Leave the pictures out and retype the lines from the beginning through the line with "const centerPoint = [124.3, 226.1];", both ends included.
[begin TASK INPUT]
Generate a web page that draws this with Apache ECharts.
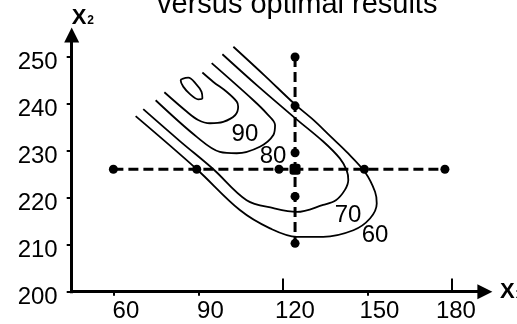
<!DOCTYPE html>
<html>
<head>
<meta charset="utf-8">
<script src="https://cdn.jsdelivr.net/npm/echarts/dist/echarts.min.js"></script>
<style>
html,body{margin:0;padding:0;background:#fff;}
#chart{width:517px;height:324px;}
</style>
</head>
<body>
<div id="chart"></div>
<script>
// ---- data ----
const titleText = 'versus optimal results';
const xTickValues = [60, 90, 120, 150, 180];
const yTickValues = [200, 210, 220, 230, 240, 250];
const xUpperTickValues = [120, 180];

// design points on the horizontal dashed line (X1 varies, X2 fixed)
const horizPointsX = [59.8, 89.4, 118.6, 148.9, 177.5];
const horizPointY = 226.1;
// design points on the vertical dashed line (X2 varies, X1 fixed)
const vertPointsY = [250, 239.6, 229.6, 220.3, 210.3];
const vertPointX = 124.3;
const centerPoint = [124.3, 226.1];

// contour lines [X1, X2]
const contour60 = [[102.4,252.2],[113.6,246.0],[124.3,239.9],[130.8,236.6],[136.7,233.2],[142.6,229.8],[149.1,225.5],[152.7,221.3],[153.3,218.8],[150.9,215.6],[145.0,213.1],[134.3,211.7],[124.9,211.7],[115.4,213.5],[104.7,217.4],[89.4,226.1],[67.7,237.4]];
const contour70 = [[98.5,250.6],[111.1,243.8],[124.3,237.0],[134.3,232.0],[140.2,228.4],[142.6,225.9],[143.2,223.8],[142.0,221.7],[138.8,219.5],[134.3,218.5],[124.9,217.0],[116.6,217.8],[107.1,219.5],[95.3,226.1],[83.4,232.1],[70.4,238.9]];
const contour80 = [[94.7,248.7],[109.5,240.8],[114.2,238.0],[117.2,235.5],[116.6,233.4],[111.8,230.9],[103.6,229.5],[97.6,229.8],[89.4,233.0],[74.8,240.8]];
const contour90 = [[91.4,246.7],[95.3,244.7],[100.0,242.6],[103.6,240.5],[104.1,239.4],[103.0,237.6],[98.8,236.2],[94.1,235.9],[89.9,236.6],[85.8,238.4],[77.9,242.5]];
const contourPeak = [[84.0,245.3],[86.4,245.6],[89.1,244.3],[91.1,242.6],[91.4,241.2],[89.9,241.0],[87.0,242.1],[84.6,243.7],[83.7,245.0],[84.0,245.3]];

const contourLabelText = ['90', '80', '70', '60'];
const contourLabelX = [106.5, 116.5, 143.1, 152.7];
const contourLabelY = [233.5, 228.8, 216.3, 211.9];

// ---- chart ----
const FONT = 'Liberation Sans';
const chart = echarts.init(document.getElementById('chart'), null, {renderer: 'canvas'});

const contourSeries = [contour60, contour70, contour80, contour90, contourPeak].map(d => ({
  type: 'line', data: d, smooth: 0.35, showSymbol: false, symbol: 'none',
  lineStyle: {color: '#000', width: 1.8, opacity: 1}, z: 2, silent: true
}));

const dots = horizPointsX.map(x => [x, horizPointY]).concat(vertPointsY.map(y => [vertPointX, y]));

const nameRich = {
  a: {fontSize: 22, fontWeight: 'bold', fontFamily: FONT, color: '#000'},
  b: {fontSize: 12, fontWeight: 'bold', fontFamily: FONT, color: '#000', verticalAlign: 'bottom', padding: [0, 0, 2, 1]}
};

const option = {
  backgroundColor: '#fff',
  animation: false,
  title: {
    text: titleText, left: 152, top: -15,
    textStyle: {fontSize: 29, fontWeight: 'normal', color: '#000', fontFamily: FONT}
  },
  grid: {left: 71.7, top: 35, width: 413.2, height: 256.7, outerBoundsMode: 'none', containLabel: false},
  xAxis: {
    type: 'value', min: 45, max: 191.7,
    axisLine: {show: true, onZero: false, lineStyle: {color: '#000', width: 3, cap: 'square'},
      symbol: ['none', 'triangle'], symbolSize: [15, 15]},
    axisTick: {show: true, length: 4, customValues: [60, 90, 150], lineStyle: {color: '#000', width: 2}},
    axisLabel: {
      customValues: xTickValues, color: '#000', fontFamily: FONT, fontSize: 24, margin: 8,
      formatter: v => v === 180 ? '{b|' + v + '}' : '{a|' + v + '}',
      rich: {
        a: {fontSize: 24, fontFamily: FONT, color: '#000', padding: [0, 0, 0, 24]},
        b: {fontSize: 24, fontFamily: FONT, color: '#000', padding: [0, 0, 0, 8]}
      }
    },
    splitLine: {show: false},
    name: '{a|X}{b|1}', nameLocation: 'end', nameGap: 15,
    nameTextStyle: {align: 'left', verticalAlign: 'middle', fontWeight: 'bold', fontSize: 22, fontFamily: FONT, color: '#000', rich: nameRich}
  },
  yAxis: {
    type: 'value', min: 200, max: 254.7,
    axisLine: {show: true, onZero: false, lineStyle: {color: '#000', width: 3, cap: 'square'},
      symbol: ['none', 'triangle'], symbolSize: [15, 15]},
    axisTick: {show: true, length: 5, customValues: yTickValues, lineStyle: {color: '#000', width: 2}},
    axisLabel: {
      customValues: yTickValues, color: '#000', fontFamily: FONT, fontSize: 24, margin: 14,
      verticalAlign: 'top', lineHeight: 11
    },
    splitLine: {show: false},
    name: '{a|X}{b|2}', nameLocation: 'end', nameGap: 6,
    nameTextStyle: {align: 'left', verticalAlign: 'bottom', fontWeight: 'bold', fontSize: 22, fontFamily: FONT, color: '#000', rich: nameRich}
  },
  series: contourSeries.concat([
    {type: 'line', data: [[horizPointsX[0], horizPointY], [horizPointsX[horizPointsX.length - 1], horizPointY]],
      showSymbol: false, symbol: 'none', lineStyle: {color: '#000', width: 3, type: [10, 5]}, z: 3, silent: true,
      markLine: {
        silent: true, symbol: 'none', label: {show: false}, animation: false,
        lineStyle: {color: '#000', width: 2, type: 'solid'},
        data: xUpperTickValues.map(v => [{coord: [v, 200]}, {coord: [v, 202.8]}])
      }},
    {type: 'line', data: [[vertPointX, vertPointsY[0]], [vertPointX, vertPointsY[vertPointsY.length - 1]]],
      showSymbol: false, symbol: 'none', lineStyle: {color: '#000', width: 3, type: [10, 5]}, z: 3, silent: true},
    {type: 'scatter', data: dots, symbol: 'circle', symbolSize: 9, itemStyle: {color: '#000', opacity: 1}, z: 4, silent: true},
    {type: 'scatter', data: [centerPoint], symbol: 'roundRect', symbolSize: 11, itemStyle: {color: '#000', opacity: 1}, z: 4, silent: true},
    {type: 'scatter', symbolSize: 0, z: 5, silent: true, itemStyle: {opacity: 1},
      data: contourLabelText.map((t, i) => ({name: t, value: [contourLabelX[i], contourLabelY[i]]})),
      label: {show: true, position: 'inside', formatter: p => p.name, color: '#000', opacity: 1, fontFamily: FONT, fontSize: 24}}
  ])
};
chart.setOption(option);
</script>
</body>
</html>
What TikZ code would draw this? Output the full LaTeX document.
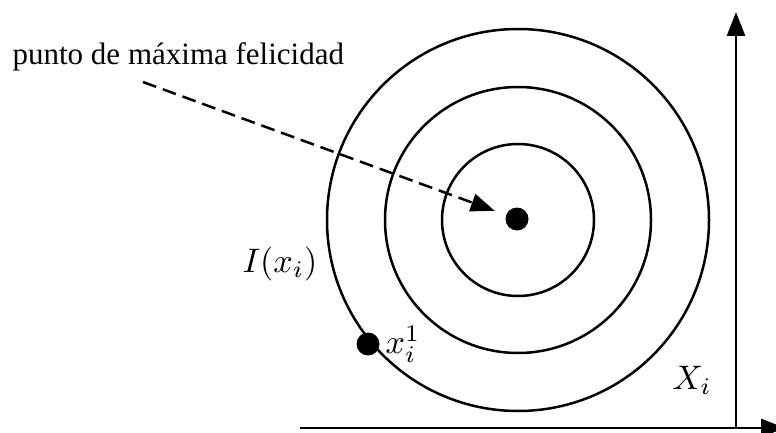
\documentclass[tikz,border=0pt]{standalone}
\usepackage[no-math]{fontspec}
\setmainfont{Liberation Serif}
\usetikzlibrary{arrows.meta}
\tikzset{
  ring/.style={line width=2.5pt},
  axisline/.style={line width=2.8pt, -{Triangle[length=24pt,width=18pt]}},
  dotnode/.style={circle, fill=black, inner sep=0pt, minimum size=23pt},
  mathlbl/.style={inner sep=0pt, font=\fontsize{10}{12}\selectfont, scale=3.4},
  txtlbl/.style={inner sep=0pt, font=\fontsize{10}{12}\selectfont, scale=3.1},
  dasharrow/.style={line width=2.5pt, dash pattern=on 14pt off 7pt, -{Triangle[length=24pt,width=18pt]}}
}
\begin{document}
\begin{tikzpicture}[x=1pt, y=-1pt]
\useasboundingbox (0,0) rectangle (776,433);
\clip (0,0) rectangle (776,433);
% rings
\coordinate (o) at (518,220);
\draw[ring] (o) circle (76);
\draw[ring] (o) circle (133);
\draw[ring] (o) circle (191);
% dots
\node[dotnode] (c) at (517,219) {};
\node[dotnode] (x1) at (368,344) {};
% axes
\coordinate (hx0) at (300,428);
\coordinate (hx1) at (785,428);
\coordinate (vy0) at (736,428);
\coordinate (vy1) at (736,12);
\draw[axisline] (hx0) -- (hx1);
\draw[axisline] (vy0) -- (vy1);
% labels
\node[txtlbl, anchor=base west] (t) at (12,65) {punto de máxima felicidad};
\node[mathlbl] (ilbl) at (280,264) {$I(x_i)$};
\node[mathlbl] (xlbl) at (403,344) {$x_i^1$};
\node[mathlbl] (Xlbl) at (692,380) {$X_i$};
% dashed arrow
\coordinate (s) at (143,82);
\draw[dasharrow, shorten >=12pt] (s) -- (c);
\end{tikzpicture}
\end{document}
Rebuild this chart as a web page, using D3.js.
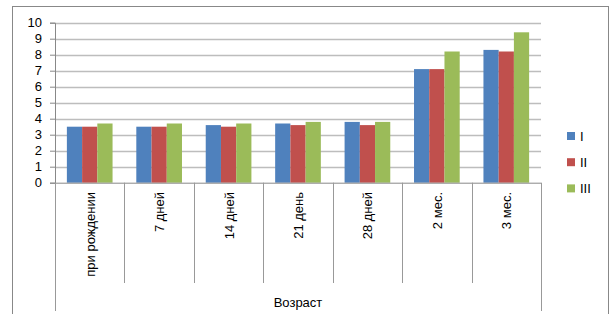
<!DOCTYPE html>
<html>
<head>
<meta charset="utf-8">
<script src="https://cdn.jsdelivr.net/npm/d3@7"></script>
<style>
html,body{margin:0;padding:0;background:#fff;}
svg text{font-family:"Liberation Sans","DejaVu Sans",sans-serif;fill:#000;}
</style>
</head>
<body>
<svg id="chart" width="611" height="314"></svg>
<script>
const categories = ["при рождении","7 дней","14 дней","21 день","28 дней","2 мес.","3 мес."];
const seriesNames = ["I","II","III"];
const seriesI   = [3.5, 3.5, 3.6, 3.7, 3.8, 7.1, 8.3];
const seriesII  = [3.5, 3.5, 3.5, 3.6, 3.6, 7.1, 8.2];
const seriesIII = [3.7, 3.7, 3.7, 3.8, 3.8, 8.2, 9.4];
const yTicks = [0,1,2,3,4,5,6,7,8,9,10];
const xTitle = "Возраст";
const colors = ["#4F81BD","#C0504D","#9BBB59"];

(function(){
const svg = d3.select("#chart");
const pL = 55, pR = 541, pT = 22.7, pB = 182.7;

// outer frame
svg.append("rect").attr("x",12.5).attr("y",6.5).attr("width",596).attr("height",320)
  .attr("fill","none").attr("stroke","#888").attr("stroke-width",1);

const x0 = d3.scaleBand().domain(categories).range([pL,pR]).paddingInner(0).paddingOuter(0);
const x1 = d3.scaleBand().domain(seriesNames).range([0,x0.bandwidth()]).paddingInner(0).paddingOuter(0.78);
const y = d3.scaleLinear().domain([0,10]).range([pB,pT]);

// gridlines
svg.append("g").selectAll("line").data(yTicks.filter(d=>d>0)).join("line")
  .attr("x1",pL).attr("x2",pR)
  .attr("y1",d=>Math.round(y(d))+0.5).attr("y2",d=>Math.round(y(d))+0.5)
  .attr("stroke","#BDBDBD").attr("stroke-width",1.5);

// y axis
const yAxis = d3.axisLeft(y).tickValues(yTicks).tickSize(5).tickPadding(8).tickFormat(d3.format("d"));
const gy = svg.append("g").attr("transform",`translate(${pL},0)`).call(yAxis);
gy.select(".domain").attr("stroke","#888");
gy.selectAll(".tick line").attr("stroke","#888");
gy.selectAll("text").style("font-size","13px").attr("fill","#000");

// bars
const data = categories.map((c,i)=>({c, vals:[seriesI[i],seriesII[i],seriesIII[i]]}));
const groups = svg.append("g").selectAll("g").data(data).join("g")
  .attr("transform",d=>`translate(${x0(d.c)},0)`);
groups.selectAll("rect").data(d=>d.vals.map((v,j)=>({s:seriesNames[j],v,j}))).join("rect")
  .attr("x",d=>x1(d.s)).attr("width",x1.bandwidth())
  .attr("y",d=>y(d.v)).attr("height",d=>y(0)-y(d.v))
  .attr("fill",d=>colors[d.j]);

// x axis line
svg.append("line").attr("x1",pL).attr("x2",pR).attr("y1",pB+0.5).attr("y2",pB+0.5)
  .attr("stroke","#888");

// category separators
const bounds = categories.map(c=>x0(c)).concat([pR]);
svg.append("g").selectAll("line").data(bounds).join("line")
  .attr("x1",d=>Math.round(d)+0.5).attr("x2",d=>Math.round(d)+0.5)
  .attr("y1",pB).attr("y2",(d,i)=> (i===0||i===bounds.length-1)?311:283)
  .attr("stroke","#999");

// category labels rotated
svg.append("g").selectAll("text").data(categories).join("text")
  .attr("transform",d=>`translate(${x0(d)+x0.bandwidth()/2+5},192) rotate(-90)`)
  .attr("text-anchor","end").style("font-size","13px").text(d=>d);

// axis title
svg.append("text").attr("x",(pL+pR)/2).attr("y",307).attr("text-anchor","middle")
  .style("font-size","13px").text(xTitle);

// legend
const leg = svg.append("g").selectAll("g").data(seriesNames).join("g")
  .attr("transform",(d,i)=>`translate(567,${136+i*26.2})`);
leg.append("rect").attr("x",0).attr("y",-4).attr("width",8).attr("height",8).attr("fill",(d,i)=>colors[i]);
leg.append("text").attr("x",13).attr("y",4.5).style("font-size","13px").text(d=>d);
})();
</script>
</body>
</html>
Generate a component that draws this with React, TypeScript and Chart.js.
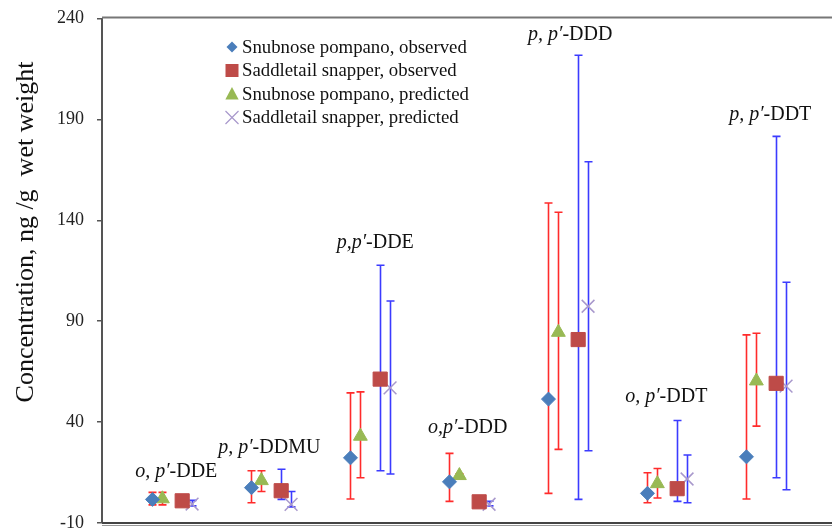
import React, { useEffect, useRef } from 'react';
import { Chart, registerables } from 'chart.js';

Chart.register(...registerables);

// ---- Data ----
const labelItalic = ['o, p′', 'p, p′', 'p,p′', 'o,p′', 'p, p′', 'o, p′', 'p, p′'];
const labelPlain = ['-DDE', '-DDMU', '-DDE', '-DDD', '-DDD', '-DDT', '-DDT'];
const labelY = [15.2, 27.1, 129.1, 37, 232, 52.5, 192.5];
const labelDx = [0.04, -0.02, 0.05, -0.015, 0.02, -0.01, 0.04];

const yTicks = [-10, 40, 90, 140, 190, 240];

const snubObs = [1.7, 7.5, 22.3, 10.4, 51.4, 4.7, 22.8];
const snubObsLow = [-1, 0, 1.9, 0.7, 4.7, 0, 1.9];
const snubObsHigh = [5.2, 15.9, 54.5, 24.5, 148.6, 14.9, 83.2];

const saddleObs = [1.0, 6.0, 61.3, 0.5, 80.9, 7.0, 59.2];
const saddleObsLow = [null, 1.7, 15.9, null, 1.7, 0.7, 12.4];
const saddleObsHigh = [null, 16.6, 117.7, null, 221.8, 40.8, 181.6];

const snubPred = [2.0, 11.0, 33.0, 13.5, 84.5, 9.5, 60.4];
const snubPredLow = [-1, 5.6, 12.4, 12, 26.5, 2.4, 38];
const snubPredHigh = [5.2, 15.9, 55, 14.4, 144, 17, 84];

const saddlePred = [-0.6, -0.8, 57, -0.7, 97.4, 11.8, 57.8];
const saddlePredLow = [-1.5, -2, 14.3, -1.5, 25.8, 0, 6.5];
const saddlePredHigh = [1.2, 5.6, 100, 0.8, 169, 23.7, 109.3];

const seriesNames = [
  'Snubnose pompano, observed',
  'Saddletail snapper, observed',
  'Snubnose pompano, predicted',
  'Saddletail snapper, predicted',
];

const SERIF = '"Liberation Serif", "Times New Roman", serif';

type Series = {
  name: string;
  values: number[];
  low: (number | null)[];
  high: (number | null)[];
  offset: number;
  style: string;
  color: string;
  radius: number;
  barColor: string;
};

const series: Series[] = [
  { name: seriesNames[0], values: snubObs, low: snubObsLow, high: snubObsHigh, offset: -0.2, style: 'rectRot', color: '#4a7ebb', radius: 7, barColor: '#ff2b2b' },
  { name: seriesNames[1], values: saddleObs, low: saddleObsLow, high: saddleObsHigh, offset: 0.1, style: 'rect', color: '#be4b48', radius: 10, barColor: '#3b3bff' },
  { name: seriesNames[2], values: snubPred, low: snubPredLow, high: snubPredHigh, offset: -0.1, style: 'triangle', color: '#98b954', radius: 8, barColor: '#ff2b2b' },
  { name: seriesNames[3], values: saddlePred, low: saddlePredLow, high: saddlePredHigh, offset: 0.2, style: 'crossRot', color: '#a898cc', radius: 9, barColor: '#3b3bff' },
];

function drawMarker(ctx: CanvasRenderingContext2D, style: string, x: number, y: number, r: number, color: string) {
  ctx.save();
  ctx.fillStyle = color;
  ctx.strokeStyle = color;
  ctx.lineWidth = 1.2;
  ctx.beginPath();
  if (style === 'rectRot') {
    ctx.moveTo(x, y - r);
    ctx.lineTo(x + r, y);
    ctx.lineTo(x, y + r);
    ctx.lineTo(x - r, y);
    ctx.closePath();
    ctx.fill();
  } else if (style === 'rect') {
    ctx.rect(x - r, y - r, 2 * r, 2 * r);
    ctx.fill();
  } else if (style === 'triangle') {
    ctx.moveTo(x, y - r);
    ctx.lineTo(x + r * 0.95, y + r * 0.8);
    ctx.lineTo(x - r * 0.95, y + r * 0.8);
    ctx.closePath();
    ctx.fill();
  } else {
    ctx.moveTo(x - r, y - r);
    ctx.lineTo(x + r, y + r);
    ctx.moveTo(x + r, y - r);
    ctx.lineTo(x - r, y + r);
    ctx.stroke();
  }
  ctx.restore();
}

const errorBarPlugin = {
  id: 'errorBars',
  beforeDatasetsDraw(chart: any) {
    const { ctx, scales } = chart;
    const xs = scales.x;
    const ys = scales.y;
    ctx.save();
    ctx.lineWidth = 1.6;
    series.forEach((s) => {
      ctx.strokeStyle = s.barColor;
      s.values.forEach((_v, i) => {
        const lo = s.low[i];
        const hi = s.high[i];
        if (lo == null || hi == null) return;
        const px = Math.round(xs.getPixelForValue(i + 1 + s.offset)) + 0.5;
        const pl = ys.getPixelForValue(lo);
        const ph = ys.getPixelForValue(hi);
        ctx.beginPath();
        ctx.moveTo(px, pl);
        ctx.lineTo(px, ph);
        ctx.moveTo(px - 4, ph);
        ctx.lineTo(px + 4, ph);
        ctx.moveTo(px - 4, pl);
        ctx.lineTo(px + 4, pl);
        ctx.stroke();
      });
    });
    ctx.restore();
  },
};

const decorPlugin = {
  id: 'decor',
  afterDraw(chart: any) {
    const { ctx, chartArea, scales } = chart;
    const xs = scales.x;
    const ys = scales.y;
    ctx.save();
    // top frame line
    ctx.strokeStyle = '#777';
    ctx.lineWidth = 2;
    ctx.beginPath();
    ctx.moveTo(chartArea.left, chartArea.top - 1);
    ctx.lineTo(chartArea.right, chartArea.top - 1);
    ctx.stroke();
    // bottom axis line
    ctx.strokeStyle = '#444';
    ctx.lineWidth = 2;
    ctx.beginPath();
    ctx.moveTo(chartArea.left, chartArea.bottom);
    ctx.lineTo(chartArea.right, chartArea.bottom);
    ctx.stroke();
    ctx.strokeStyle = '#999';
    ctx.lineWidth = 1;
    ctx.beginPath();
    ctx.moveTo(chartArea.left, chartArea.bottom + 2.5);
    ctx.lineTo(chartArea.right, chartArea.bottom + 2.5);
    ctx.stroke();

    // y title
    ctx.save();
    ctx.translate(26, 232);
    ctx.rotate(-Math.PI / 2);
    ctx.font = `26px ${SERIF}`;
    ctx.fillStyle = '#111';
    ctx.textAlign = 'center';
    ctx.textBaseline = 'middle';
    ctx.fillText('Concentration, ng /g  wet weight', 0, 0);
    ctx.restore();

    // group labels
    ctx.fillStyle = '#111';
    ctx.textBaseline = 'middle';
    ctx.textAlign = 'left';
    labelItalic.forEach((it, i) => {
      const fi = `italic 20px ${SERIF}`;
      const fn = `20px ${SERIF}`;
      ctx.font = fi;
      const wi = ctx.measureText(it).width;
      ctx.font = fn;
      const wn = ctx.measureText(labelPlain[i]).width;
      const cx = xs.getPixelForValue(i + 1 + labelDx[i]);
      const cy = ys.getPixelForValue(labelY[i]);
      const x0 = cx - (wi + wn) / 2;
      ctx.font = fi;
      ctx.fillText(it, x0, cy);
      ctx.font = fn;
      ctx.fillText(labelPlain[i], x0 + wi, cy);
    });

    // legend
    const lx = 232;
    const ly0 = 47;
    const step = 23.5;
    const legendSizes = [5.5, 6.5, 7, 6.5];
    series.forEach((s, i) => {
      const y = ly0 + i * step;
      drawMarker(ctx, s.style, lx, y, legendSizes[i], s.color);
      ctx.font = `18.8px ${SERIF}`;
      ctx.fillStyle = '#111';
      ctx.textAlign = 'left';
      ctx.textBaseline = 'middle';
      ctx.fillText(s.name, lx + 10, y + 1);
    });
    ctx.restore();
  },
};

export default function App() {
  const ref = useRef<HTMLCanvasElement | null>(null);

  useEffect(() => {
    document.body.style.margin = '0';
    const canvas = ref.current;
    if (!canvas) return;
    const datasets = series.map((s) => ({
      label: s.name,
      data: s.values.map((v, i) => ({ x: i + 1 + s.offset, y: v })),
      pointStyle: s.style,
      pointRadius: s.radius,
      pointHoverRadius: s.radius,
      backgroundColor: s.color,
      borderColor: s.color,
      borderWidth: s.style === 'crossRot' ? 1.5 : 1,
      showLine: false,
      clip: false,
    }));

    const chart = new Chart(canvas, {
      type: 'scatter',
      data: { datasets },
      options: {
        responsive: false,
        animation: false,
        events: [],
        layout: { autoPadding: false, padding: { top: 18.5, bottom: 8, left: 0, right: 0 } },
        plugins: {
          legend: { display: false },
          tooltip: { enabled: false },
        },
        scales: {
          x: { type: 'linear', min: 0.29, max: 7.664, display: false },
          y: {
            type: 'linear',
            min: -10,
            max: 240,
            afterBuildTicks: (scale: any) => {
              scale.ticks = yTicks.map((v) => ({ value: v }));
            },
            afterFit: (scale: any) => {
              scale.width = 102;
              scale.paddingTop = 0;
              scale.paddingBottom = 0;
            },
            ticks: {
              color: '#222',
              padding: 13,
              font: { family: SERIF, size: 18, lineHeight: 1 },
            },
            grid: {
              drawOnChartArea: false,
              drawTicks: true,
              tickLength: 5,
              color: '#555',
              lineWidth: 1.5,
            },
            border: { display: true, color: '#555', width: 2 },
          },
        },
      },
      plugins: [errorBarPlugin, decorPlugin],
    } as any);
    return () => chart.destroy();
  }, []);

  return (
    <div style={{ width: 832, height: 531, background: '#fff' }}>
      <canvas ref={ref} width={832} height={531} style={{ display: 'block' }} />
    </div>
  );
}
[end TASK INPUT]
◆ **THE SOLUTION**
Generate a web page that draws this with Apache ECharts.
<!DOCTYPE html>
<html>
<head>
<meta charset="utf-8">
<script src="https://cdn.jsdelivr.net/npm/echarts/dist/echarts.min.js"></script>
<style>
html,body{margin:0;padding:0;background:#fff;}
#chart{width:517px;height:324px;}
</style>
</head>
<body>
<div id="chart"></div>
<script>
// ---- data ----
const titleText = 'versus optimal results';
const xTickValues = [60, 90, 120, 150, 180];
const yTickValues = [200, 210, 220, 230, 240, 250];
const xUpperTickValues = [120, 180];

// design points on the horizontal dashed line (X1 varies, X2 fixed)
const horizPointsX = [59.8, 89.4, 118.6, 148.9, 177.5];
const horizPointY = 226.1;
// design points on the vertical dashed line (X2 varies, X1 fixed)
const vertPointsY = [250, 239.6, 229.6, 220.3, 210.3];
const vertPointX = 124.3;
const centerPoint = [124.3, 226.1];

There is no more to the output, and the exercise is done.